Regulatory Fines Fail to Make Meaningful Impact on Tech Giants' Finances
For the world's largest technology corporations, regulatory penalties have become little more than a minor financial inconvenience rather than a consequential deterrent. According to a new report from Proton, Alphabet, Apple, Meta and Amazon collectively faced $7.8 billion (£6.2 billion) in fines during 2025 for breaches of competition and privacy regulations.
Fines Dwarfed by Massive Cash Generation
While this figure appears substantial at first glance, the reality reveals a stark imbalance between regulatory penalties and corporate financial power. The four technology behemoths could have covered this entire penalty sum using their free cash flow in just 28 days and 48 minutes, highlighting the enforcement challenge confronting regulators across both sides of the Atlantic.
Proton's analysis demonstrates that although fines are increasing in absolute terms, they remain relatively insignificant when measured against the enormous cash these technology titans generate each month. This scale disparity raises serious questions about whether current penalty structures can effectively modify corporate behaviour.
Individual Company Penalties and Response Capacity
Alphabet faced the heaviest penalties, accumulating more than $4.2 billion in fines throughout 2025. This included a substantial $3.5 billion European Union sanction for favouring its own advertising services, alongside a $381 million penalty from France concerning Gmail advertising and cookie consent practices. Despite this substantial penalty burden, Proton estimates Alphabet could have cleared this entire bill in just over three weeks using its available cash flow.
Amazon experienced the most dramatic increase in regulatory penalties, with fines surging from $57 million in 2024 to $2.5 billion in 2025. This escalation was largely driven by United States regulatory action addressing deceptive Amazon Prime subscription practices that misled consumers about cancellation procedures and automatic renewals.
Apple accumulated $851 million across four separate rulings in Europe and South Korea, while Meta reached a total of $228 million following an EU decision concerning its advertising model and data handling practices. Since Proton began tracking regulatory penalties in 2022, cumulative fines against major technology firms have now surpassed $21 billion.
The Cash Flow Reality Behind Regulatory Ineffectiveness
The fundamental reason these substantial fines fail to create meaningful impact stems from the extraordinary cash generation capabilities of these technology corporations. Apple generated nearly $99 billion in free cash flow during the year ending September 2025, equivalent to more than $11 million every single hour. Meanwhile, Alphabet produced $73.6 billion in free cash flow, or approximately $8.4 million hourly.
Even Amazon, operating with traditionally thinner profit margins than its peers, still generated more than $10 billion in free cash flow. On these staggering financial metrics, Apple could have paid all its 2025 regulatory fines in just over three days, while Meta's entire penalty burden would have required less than two days of cash generation.

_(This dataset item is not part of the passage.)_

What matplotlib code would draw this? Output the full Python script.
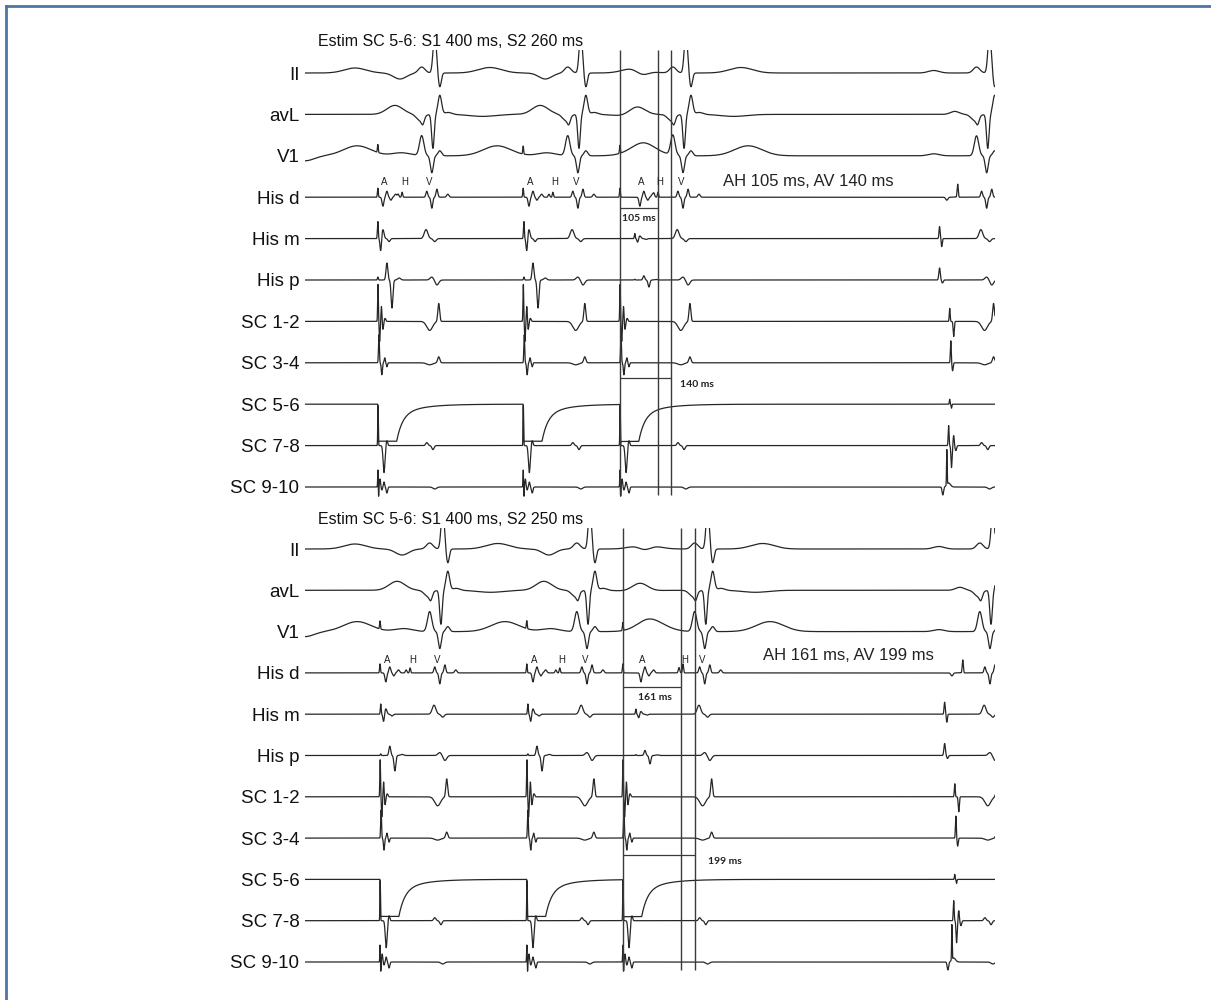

Questioning Deterrence and Regulatory Effectiveness
This enormous scale gap between penalty amounts and corporate financial capacity has led experts to question whether current regulatory approaches can genuinely deter problematic behaviour. The situation became particularly evident when Apple received a €500 million fine in April for breaching Digital Markets Act rules concerning its App Store operations, yet reportedly continued similar conduct later in the same year.
Remarkably, total fines across the technology sector actually decreased slightly compared with 2024 levels, despite ongoing investigations and enforcement actions continuing to emerge from regulatory bodies worldwide. This paradoxical situation suggests that penalties may be losing their intended impact as enforcement mechanisms.
"Clearly, fines are not working," stated Romain Digneaux, Proton's public policy manager. "After years of enforcement actions, we would reasonably expect to see meaningful behavioural change. Instead, what we're witnessing is these substantial penalties being absorbed as routine operational costs rather than serving as genuine deterrents."
The report underscores a growing regulatory dilemma: how to design enforcement mechanisms that can meaningfully influence corporate behaviour when dealing with organisations whose financial scale renders even billion-dollar penalties relatively insignificant within their broader financial context.